Ray Johnson’s life story resembles an American folktale written by a magic realist. That biography—including his inexplicable suicide—was distilled in the critically acclaimed film documentary How to Draw a Bunny (2002). Chronicling Johnson’s evolution within the postwar New York art scene, John W. Walter’s film tracks down those who knew Johnson and discovers that none of them really did. His lover for more than 25 years, the sculptor Richard Lippold believed that Johnson thought that “his life was a game.” (Lippold died in 2002). By the time their relationship was ending, Lippold was left asking himself, somewhat in despair, “Who was this man?” Another Ray Johnson friend, the film producer Gerald Ayers, declared him “an aesthetic clown.” That clever designation is apt. In 1969, while in the middle of working on prints involving human feet, Johnson persuaded his gallery, owned by Richard Feigen, to finance his rental of a helicopter, which flew him from Long Island to the East River where he then dropped foot-long hot dogs over an arts festival on Ward’s Island. To Johnson’s surprise many of the pedestrians ate the hot dogs. The gods are, indeed, as crazy as the humans. Johnson emerges from How to Draw Bunny as a sort of metaphysical stuntman with razor-sharp perception and a hyperalert, feline consciousness. One acquaintance recalls how while walking with Johnson in New York they came across a shattered jar of coffee to which the artist instantly pointed, quipping, “coffee break.” The grande dame of The Living Theater, actress and writer Judith Malina, astutely tells of how Johnson both, “simplified and complicated reality” through his art, leading her at times to wonder if he was the real thing, or a con man, or an autistic genius, or all of the above.

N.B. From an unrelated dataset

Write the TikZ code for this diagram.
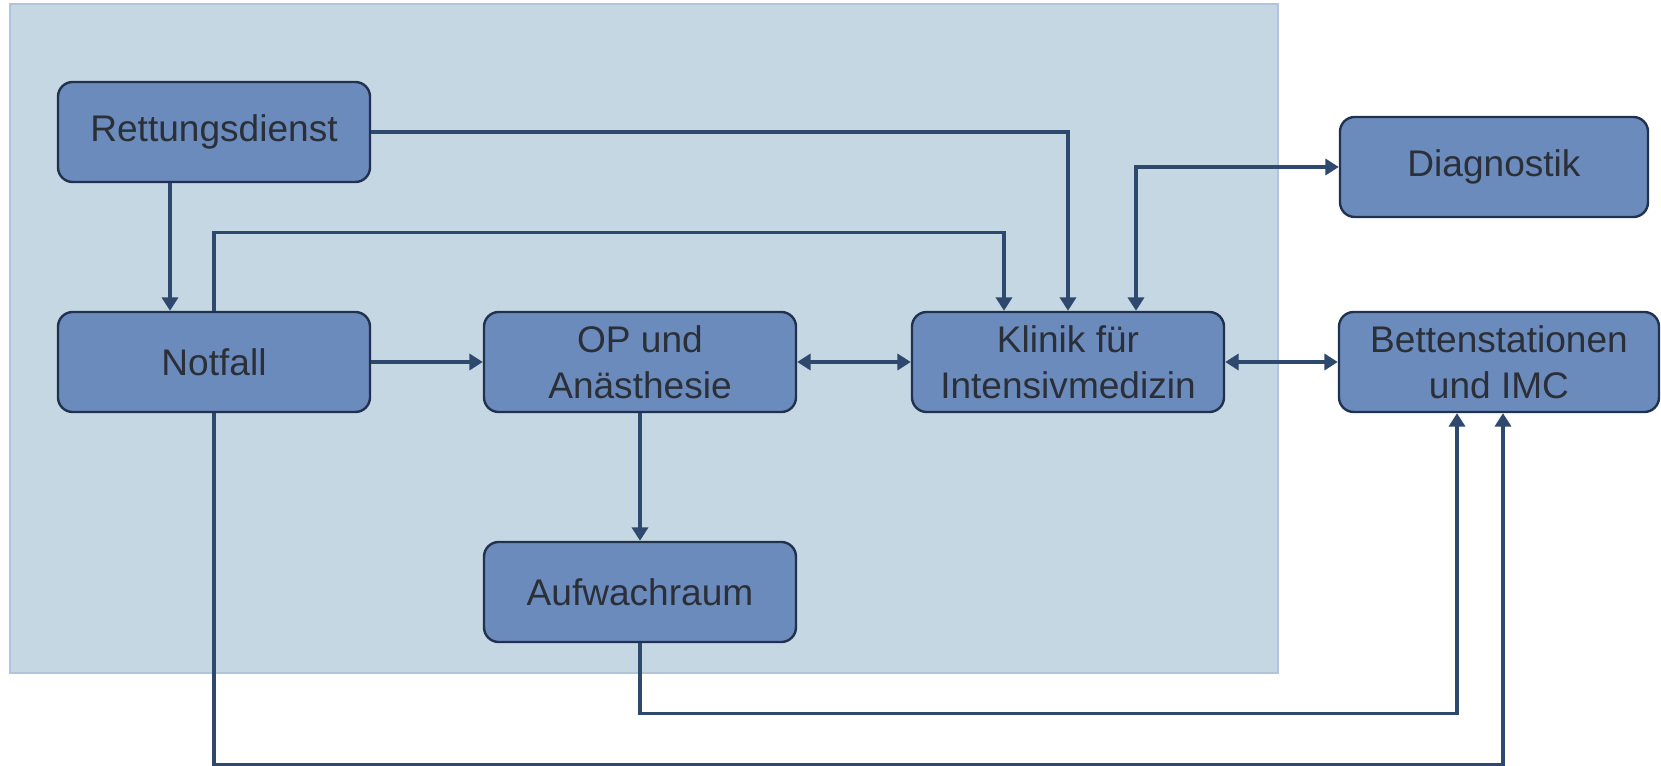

For all these unanswered questions, there are many solid facts about Johnson’s life. Born an only child in a middle-class neighborhood in Detroit, and raised by devout Lutheran parents who encouraged his art and inculcated him with an ethos of “waste not, want not,” the multitalented Johnson started out as an abstract painter, having mastered design principles and color theory in the 1940s under the Bauhaus master Josef Albers at the experimental Black Mountain College near Asheville, North Carolina. After his studies, Johnson moved into various unfurnished studios on Manhattan’s Lower East Side in the 1950s. There he found uneven paid work in book and poster design thanks in part to the job references provided by his friend Andy Warhol. His unconventionality was gaining notice even among fellow nonconformists. Warhol’s Factory hand Billy Name recalls that not only did Johnson shun drug use, but many on the New York scene took mind-altering substances to achieve the sort of visionary fervor in which Johnson went about his daily life.
While absorbing Eastern religious ideas, in part thanks to his job in the Orientalia bookstore, Johnson’s art moved into explorations in repetition and chance operations, methods put into play by his peers, like composer and musician John Cage, and the Fluxus group of performance and conceptual artists which included figures like La Monte Young and Yoko Ono. Johnson co-opted Allan Kaprow’s theatrical “happenings” and renamed them “nothings.” In one such event, Johnson’s eager invitees showed up to find that the host was absent, that no staged production was ever going to commence, and that the collective befuddlement and unexpected camaraderie among the gatherers constituted the “nothing”—the medium as a purely unadulterated message.
Though he remained a friendly admirer of dominant New York School painters who worked in abstraction and expressionistic modes, by the mid- 1950s, Johnson was making intricate and compressed small-scale collages by the hundreds. His direct influences were the Dadaist Kurt Schwitters and the Surrealist Marcel Duchamp, both of whom Johnson frequently references in the letters contained in Not Nothing. Johnson’s collages remain unrivalled in American art history, both for their sheer quantities and their technical intricacy.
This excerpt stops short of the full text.